### Problem to work on
Copy the lines of the data below exactly, starting at the first and stopping after the line that contains "plt.rcParams['font.family'] = ['Liberation"; include no pictures.
——
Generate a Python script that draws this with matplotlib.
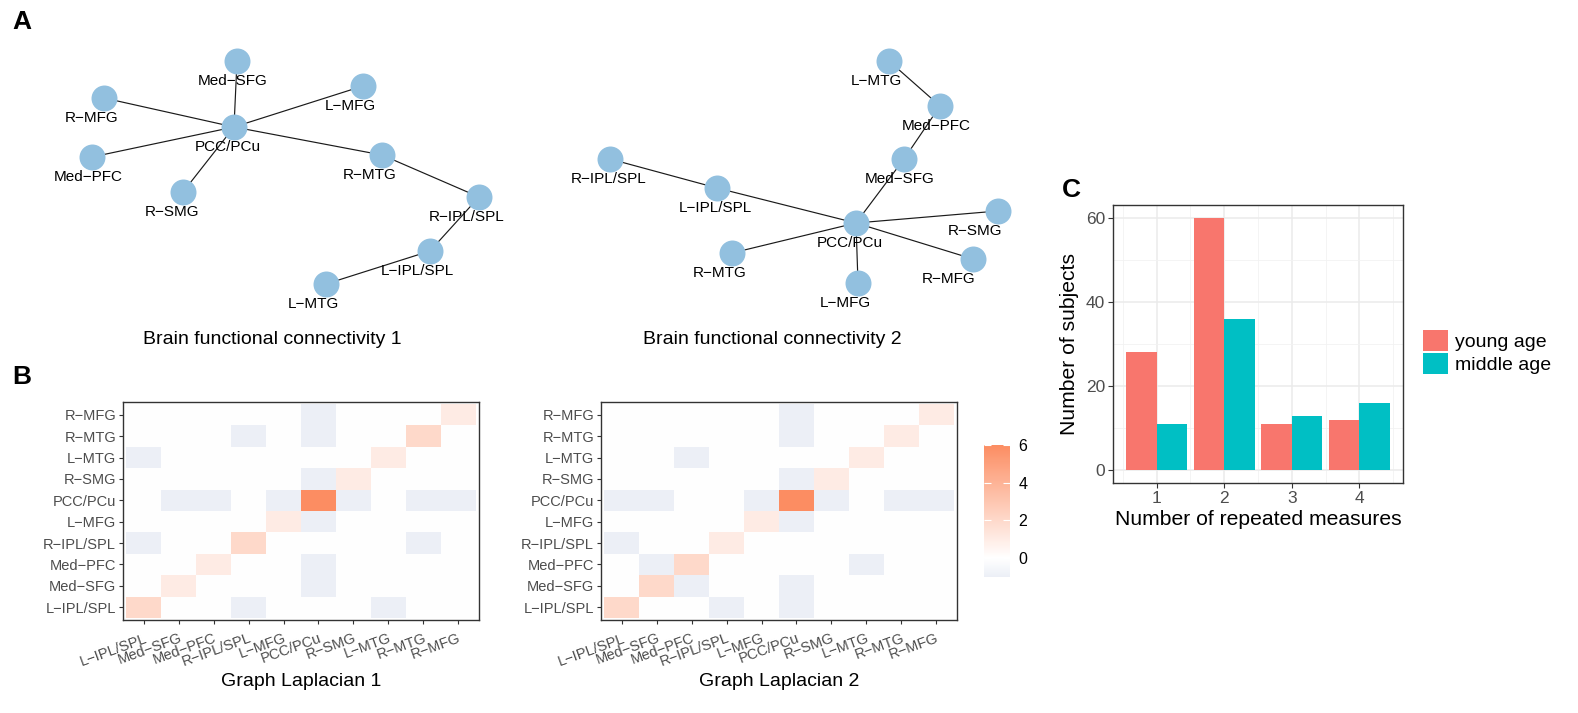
import numpy as np
import matplotlib.pyplot as plt
from matplotlib.colors import LinearSegmentedColormap, Normalize, to_rgb
from matplotlib.patches import Patch


plt.rcParams['font.family'] = ['Liberation Sans', 'DejaVu Sans']

# brain regions, in the order used on both heatmap axes (bottom -> top)
regions = ['L-IPL/SPL', 'Med-SFG', 'Med-PFC', 'R-IPL/SPL', 'L-MFG',
           'PCC/PCu', 'R-SMG', 'L-MTG', 'R-MTG', 'R-MFG']

# network 1: layout coordinates (same order as regions) and edges
net1_x = [4.30, 2.37, 0.92, 4.79, 3.63, 2.34, 1.83, 3.26, 3.82, 1.04]
net1_y = [0.69, 2.59, 1.63, 1.23, 2.34, 1.93, 1.28, 0.36, 1.65, 2.22]
net1_edges = [('PCC/PCu', 'Med-SFG'), ('PCC/PCu', 'R-MFG'), ('PCC/PCu', 'L-MFG'),
              ('PCC/PCu', 'Med-PFC'), ('PCC/PCu', 'R-SMG'), ('PCC/PCu', 'R-MTG'),
              ('R-MTG', 'R-IPL/SPL'), ('R-IPL/SPL', 'L-IPL/SPL'),
              ('L-IPL/SPL', 'L-MTG')]

# network 2
net2_x = [1.77, 3.64, 4.00, 0.70, 3.18, 3.16, 4.58, 3.49, 1.92, 4.33]
net2_y = [1.32, 1.61, 2.14, 1.61, 0.37, 0.97, 1.09, 2.59, 0.67, 0.61]
net2_edges = [('L-MTG', 'Med-PFC'), ('Med-PFC', 'Med-SFG'), ('Med-SFG', 'PCC/PCu'),
              ('R-IPL/SPL', 'L-IPL/SPL'), ('L-IPL/SPL', 'PCC/PCu'),
              ('PCC/PCu', 'R-SMG'), ('PCC/PCu', 'R-MFG'), ('PCC/PCu', 'L-MFG'),
              ('PCC/PCu', 'R-MTG')]

# horizontal nudge of each node label (pixels)
net1_label_dx = [-13, -4, -4, -12, -13, -6, -11, -13, -12, -12]
net2_label_dx = [-2, -4, -4, -1, -13, -6, -23, -13, -12, -24]

# panel C
repeats = [1, 2, 3, 4]
young_age = [28, 60, 11, 12]
middle_age = [11, 36, 13, 16]

fig_w, fig_h = 1578, 713
fig = plt.figure(figsize=(fig_w / 100, fig_h / 100), dpi=100)

node_color = '#92C0DF'
frame_color = '#333333'
tick_text = '#4D4D4D'


def px_axes(left, top, width, height):
    return fig.add_axes([left / fig_w, 1 - (top + height) / fig_h,
                         width / fig_w, height / fig_h])


def pretty(name):
    return name.replace('-', '\u2212')


def laplacian(edges):
    idx = {r: i for i, r in enumerate(regions)}
    adj = np.zeros((len(regions), len(regions)))
    for a, b in edges:
        adj[idx[a], idx[b]] = 1
        adj[idx[b], idx[a]] = 1
    return np.diag(adj.sum(axis=1)) - adj


def draw_network(ax, xs, ys, edges, label_dx):
    idx = {r: i for i, r in enumerate(regions)}
    for a, b in edges:
        ax.plot([xs[idx[a]], xs[idx[b]]], [ys[idx[a]], ys[idx[b]]],
                color='#1a1a1a', lw=0.85, zorder=1)
    ax.scatter(xs, ys, s=350, color=node_color, linewidths=0, zorder=2)
    for name, x, y, dx in zip(regions, xs, ys, label_dx):
        ax.annotate(pretty(name), (x, y), xytext=(dx * 0.72, -20 * 0.72),
                    textcoords='offset points', ha='center', va='center',
                    fontsize=11, zorder=3)
    ax.set_ylim(0, 3.2)
    ax.axis('off')


ax_n1 = px_axes(0, 0, 540, 320)
draw_network(ax_n1, net1_x, net1_y, net1_edges, net1_label_dx)
ax_n1.set_xlim(0, 5.4)
ax_n2 = px_axes(540, 0, 510, 320)
draw_network(ax_n2, net2_x, net2_y, net2_edges, net2_label_dx)
ax_n2.set_xlim(0, 5.1)

fig.text(272 / fig_w, 1 - 340 / fig_h, 'Brain functional connectivity 1',
         ha='center', va='center', fontsize=14)
fig.text(772 / fig_w, 1 - 340 / fig_h, 'Brain functional connectivity 2',
         ha='center', va='center', fontsize=14)

# heatmaps: white at 0, blue-ish below, orange above
low = np.array(to_rgb('#8DA0CB'))
minus_one = 1 - (1 - low) / 6
cmap = LinearSegmentedColormap.from_list(
    'lap', [(0, minus_one), (1 / 7, (1, 1, 1)), (1, to_rgb('#FC8D62'))])
norm = Normalize(vmin=-1, vmax=6)

labels = [pretty(r) for r in regions]
for left, edges, title, cx in [(123, net1_edges, 'Graph Laplacian 1', 301),
                               (601, net2_edges, 'Graph Laplacian 2', 779)]:
    ax = px_axes(left, 402, 356, 218)
    im = ax.imshow(laplacian(edges), cmap=cmap, norm=norm, origin='lower',
                   interpolation='nearest', aspect='auto',
                   extent=(-0.5, 9.5, -0.5, 9.5))
    ax.set_xlim(-0.6, 9.6)
    ax.set_ylim(-0.6, 9.6)
    ax.set_xticks(range(len(regions)))
    ax.set_yticks(range(len(regions)))
    ax.set_xticklabels(labels, rotation=20, ha='right', va='top',
                       rotation_mode='anchor')
    ax.set_yticklabels(labels)
    ax.tick_params(length=3, width=0.8, color=frame_color, labelcolor=tick_text,
                   labelsize=10.5, pad=2)
    ax.tick_params(axis='x', pad=5)
    for s in ax.spines.values():
        s.set_color(frame_color)
        s.set_linewidth(1.0)
    fig.text(cx / fig_w, 1 - 681 / fig_h, title, ha='center', va='center',
             fontsize=14)

cax = px_axes(984, 445, 26, 132)
cb = fig.colorbar(im, cax=cax, ticks=[0, 2, 4, 6])
cb.outline.set_visible(False)
cax.yaxis.set_ticks_position('both')
cax.tick_params(direction='in', length=5, width=0.8, color='white',
                labelsize=11.5, labelcolor='black', labelleft=False,
                labelright=True, pad=6)

# panel C: bar chart
ax_c = px_axes(1113, 205, 290, 278)
pos = np.array(repeats, dtype=float)
ax_c.bar(pos - 0.225, young_age, width=0.45, color='#F8766D', zorder=2)
ax_c.bar(pos + 0.225, middle_age, width=0.45, color='#00BFC4', zorder=2)
ax_c.set_xlim(0.355, 4.645)
ax_c.set_ylim(-3, 63)
ax_c.set_xticks(repeats)
ax_c.set_yticks([0, 20, 40, 60])
ax_c.set_xticks(np.arange(0.5, 5, 1), minor=True)
ax_c.set_yticks([10, 30, 50], minor=True)
ax_c.grid(which='major', color='#EBEBEB', lw=1.1, zorder=0)
ax_c.grid(which='minor', color='#F2F2F2', lw=0.6, zorder=0)
ax_c.set_axisbelow(True)
ax_c.tick_params(which='major', length=3.5, width=0.8, color=frame_color,
                 labelcolor=tick_text, labelsize=12.5, pad=2)
ax_c.tick_params(which='minor', length=0)
for s in ax_c.spines.values():
    s.set_color(frame_color)
    s.set_linewidth(1.0)
ax_c.set_xlabel('Number of repeated measures', fontsize=15.2, labelpad=3)
ax_c.set_ylabel('Number of subjects', fontsize=15.2, labelpad=5)

handles = [Patch(facecolor='#F8766D', label='young age'),
           Patch(facecolor='#00BFC4', label='middle age')]
ax_c.legend(handles=handles, loc='upper left',
            bbox_to_anchor=(1423 / fig_w, 1 - 330 / fig_h),
            bbox_transform=fig.transFigure, frameon=False, fontsize=14,
            handlelength=1.29, handleheight=1.29, labelspacing=0.08,
            handletextpad=0.35, borderpad=0, borderaxespad=0)

for letter, x, y in [('A', 12, 22), ('B', 12, 377), ('C', 1062, 190)]:
    fig.text(x / fig_w, 1 - y / fig_h, letter, fontsize=19, fontweight='bold',
             ha='left', va='center')

fig.savefig('out.png', dpi=100)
——
### Output below
Generate a Python script that draws this with matplotlib.
import numpy as np
import matplotlib.pyplot as plt
from matplotlib.colors import LinearSegmentedColormap, Normalize, to_rgb
from matplotlib.patches import Patch


plt.rcParams['font.family'] = ['Liberation Sans', 'DejaVu Sans']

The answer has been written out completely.